**What is required**
Restate each of the lines below word for word and drop every picture.

**Dataset content**
^^^^^^^^

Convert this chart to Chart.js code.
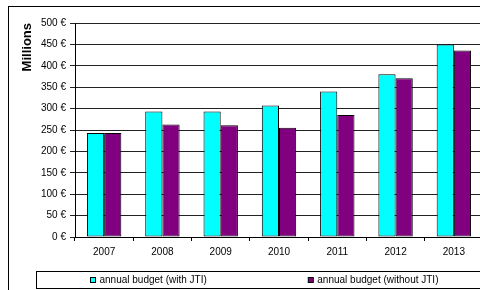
<!DOCTYPE html>
<html>
<head>
<meta charset="utf-8">
<script src="https://cdn.jsdelivr.net/npm/chart.js@4"></script>
<style>
html,body{margin:0;padding:0;overflow:hidden;background:#fff;width:480px;height:290px;}
#wrap{position:absolute;left:0;top:0;width:500px;height:300px;}
</style>
</head>
<body>
<div id="wrap"><canvas id="c" width="500" height="300"></canvas></div>
<script>
const categories = ['2007', '2008', '2009', '2010', '2011', '2012', '2013'];
const budgetWithJTI = [243, 293, 293, 307, 340, 380, 450];
const budgetWithoutJTI = [243, 263, 261, 255, 285, 371, 436];
const seriesLabels = ['annual budget (with JTI)', 'annual budget (without JTI)'];
const seriesColors = ['#00FFFF', '#800080'];
const yAxisTitle = 'Millions';
const currencySuffix = ' €';

const FONT = '"Liberation Sans", Arial, sans-serif';

const frameAndLegend = {
  id: 'frameAndLegend',
  afterDraw(chart) {
    const ctx = chart.ctx;
    ctx.save();
    ctx.strokeStyle = '#000';
    ctx.lineWidth = 1;
    // outer frame
    ctx.strokeRect(8.5, 6.5, 488, 291);
    // legend box
    const bx = 36.5, by = 271.5, bw = 455, bh = 17;
    ctx.strokeRect(bx, by, bw, bh);
    ctx.font = '10px ' + FONT;
    ctx.textBaseline = 'middle';
    ctx.fillStyle = '#000';
    const sq = 6, gapText = 3.5, gapItems = 101;
    const items = chart.data.datasets.map(ds => ({
      label: ds.label, color: ds.backgroundColor,
      w: sq + gapText + ctx.measureText(ds.label).width
    }));
    const total = items.reduce((s, it) => s + it.w, 0) + gapItems * (items.length - 1);
    let x = Math.round(bx + bw / 2 - total / 2);
    const cy = by + bh / 2;
    items.forEach(it => {
      ctx.fillStyle = it.color;
      ctx.fillRect(x + 0.5, cy - 3 + 0.5, sq - 1, sq - 1);
      ctx.strokeStyle = '#000';
      ctx.strokeRect(x + 0.5, cy - 3 + 0.5, sq - 1, sq - 1);
      ctx.fillStyle = '#000';
      ctx.fillText(it.label, x + sq + gapText, cy + 0.5);
      x += it.w + gapItems;
    });
    ctx.restore();
  }
};

new Chart(document.getElementById('c'), {
  type: 'bar',
  data: {
    labels: categories,
    datasets: [
      { label: seriesLabels[0], data: budgetWithJTI, backgroundColor: seriesColors[0],
        borderColor: '#000', borderWidth: 1, borderSkipped: false },
      { label: seriesLabels[1], data: budgetWithoutJTI, backgroundColor: seriesColors[1],
        borderColor: '#000', borderWidth: 1, borderSkipped: false }
    ]
  },
  options: {
    responsive: false,
    animation: false,
    devicePixelRatio: 1,
    layout: { padding: { left: 0, right: 17, top: 23, bottom: 33 } },
    plugins: { legend: { display: false }, tooltip: { enabled: false } },
    datasets: { bar: { categoryPercentage: 0.59, barPercentage: 1.0 } },
    scales: {
      x: {
        grid: { drawOnChartArea: false, drawTicks: true, tickLength: 4, color: '#000', offset: true },
        border: { color: '#000', width: 1 },
        ticks: { color: '#000', font: { family: FONT, size: 10 }, padding: 5, maxRotation: 0 },
        afterFit(scale) { scale.height = 30; }
      },
      y: {
        min: 0, max: 500,
        grid: { color: '#222', tickLength: 5, drawTicks: true },
        border: { color: '#000', width: 1 },
        ticks: { stepSize: 50, color: '#000', font: { family: FONT, size: 10 }, padding: 4,
          callback: v => v + currencySuffix },
        title: { display: true, text: yAxisTitle, align: 'end', color: '#000',
          font: { family: FONT, size: 13, weight: 'bold' }, padding: { top: 20, bottom: 0 } },
        afterFit(scale) { scale.width = 75; }
      }
    }
  },
  plugins: [frameAndLegend]
});
</script>
</body>
</html>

^^^^^^^^

**Result of the task**
Convert this chart to Chart.js code.
<!DOCTYPE html>
<html>
<head>
<meta charset="utf-8">
<script src="https://cdn.jsdelivr.net/npm/chart.js@4"></script>
<style>
html,body{margin:0;padding:0;overflow:hidden;background:#fff;width:480px;height:290px;}
#wrap{position:absolute;left:0;top:0;width:500px;height:300px;}
</style>
</head>
<body>
<div id="wrap"><canvas id="c" width="500" height="300"></canvas></div>
<script>
const categories = ['2007', '2008', '2009', '2010', '2011', '2012', '2013'];
const budgetWithJTI = [243, 293, 293, 307, 340, 380, 450];
const budgetWithoutJTI = [243, 263, 261, 255, 285, 371, 436];
const seriesLabels = ['annual budget (with JTI)', 'annual budget (without JTI)'];
const seriesColors = ['#00FFFF', '#800080'];
const yAxisTitle = 'Millions';
const currencySuffix = ' €';

const FONT = '"Liberation Sans", Arial, sans-serif';

const frameAndLegend = {
  id: 'frameAndLegend',
  afterDraw(chart) {
    const ctx = chart.ctx;
    ctx.save();
    ctx.strokeStyle = '#000';
    ctx.lineWidth = 1;
    // outer frame
    ctx.strokeRect(8.5, 6.5, 488, 291);
    // legend box
    const bx = 36.5, by = 271.5, bw = 455, bh = 17;
    ctx.strokeRect(bx, by, bw, bh);
    ctx.font = '10px ' + FONT;
    ctx.textBaseline = 'middle';
    ctx.fillStyle = '#000';
    const sq = 6, gapText = 3.5, gapItems = 101;
    const items = chart.data.datasets.map(ds => ({
      label: ds.label, color: ds.backgroundColor,
      w: sq + gapText + ctx.measureText(ds.label).width
    }));
    const total = items.reduce((s, it) => s + it.w, 0) + gapItems * (items.length - 1);
    let x = Math.round(bx + bw / 2 - total / 2);
    const cy = by + bh / 2;
    items.forEach(it => {
      ctx.fillStyle = it.color;
      ctx.fillRect(x + 0.5, cy - 3 + 0.5, sq - 1, sq - 1);
      ctx.strokeStyle = '#000';
      ctx.strokeRect(x + 0.5, cy - 3 + 0.5, sq - 1, sq - 1);
      ctx.fillStyle = '#000';
      ctx.fillText(it.label, x + sq + gapText, cy + 0.5);
      x += it.w + gapItems;
    });
    ctx.restore();
  }
};

new Chart(document.getElementById('c'), {
  type: 'bar',
  data: {
    labels: categories,
    datasets: [
      { label: seriesLabels[0], data: budgetWithJTI, backgroundColor: seriesColors[0],
        borderColor: '#000', borderWidth: 1, borderSkipped: false },
      { label: seriesLabels[1], data: budgetWithoutJTI, backgroundColor: seriesColors[1],
        borderColor: '#000', borderWidth: 1, borderSkipped: false }
    ]
  },
  options: {
    responsive: false,
    animation: false,
    devicePixelRatio: 1,
    layout: { padding: { left: 0, right: 17, top: 23, bottom: 33 } },
    plugins: { legend: { display: false }, tooltip: { enabled: false } },
    datasets: { bar: { categoryPercentage: 0.59, barPercentage: 1.0 } },
    scales: {
      x: {
        grid: { drawOnChartArea: false, drawTicks: true, tickLength: 4, color: '#000', offset: true },
        border: { color: '#000', width: 1 },
        ticks: { color: '#000', font: { family: FONT, size: 10 }, padding: 5, maxRotation: 0 },
        afterFit(scale) { scale.height = 30; }
      },
      y: {
        min: 0, max: 500,
        grid: { color: '#222', tickLength: 5, drawTicks: true },
        border: { color: '#000', width: 1 },
        ticks: { stepSize: 50, color: '#000', font: { family: FONT, size: 10 }, padding: 4,
          callback: v => v + currencySuffix },
        title: { display: true, text: yAxisTitle, align: 'end', color: '#000',
          font: { family: FONT, size: 13, weight: 'bold' }, padding: { top: 20, bottom: 0 } },
        afterFit(scale) { scale.width = 75; }
      }
    }
  },
  plugins: [frameAndLegend]
});
</script>
</body>
</html>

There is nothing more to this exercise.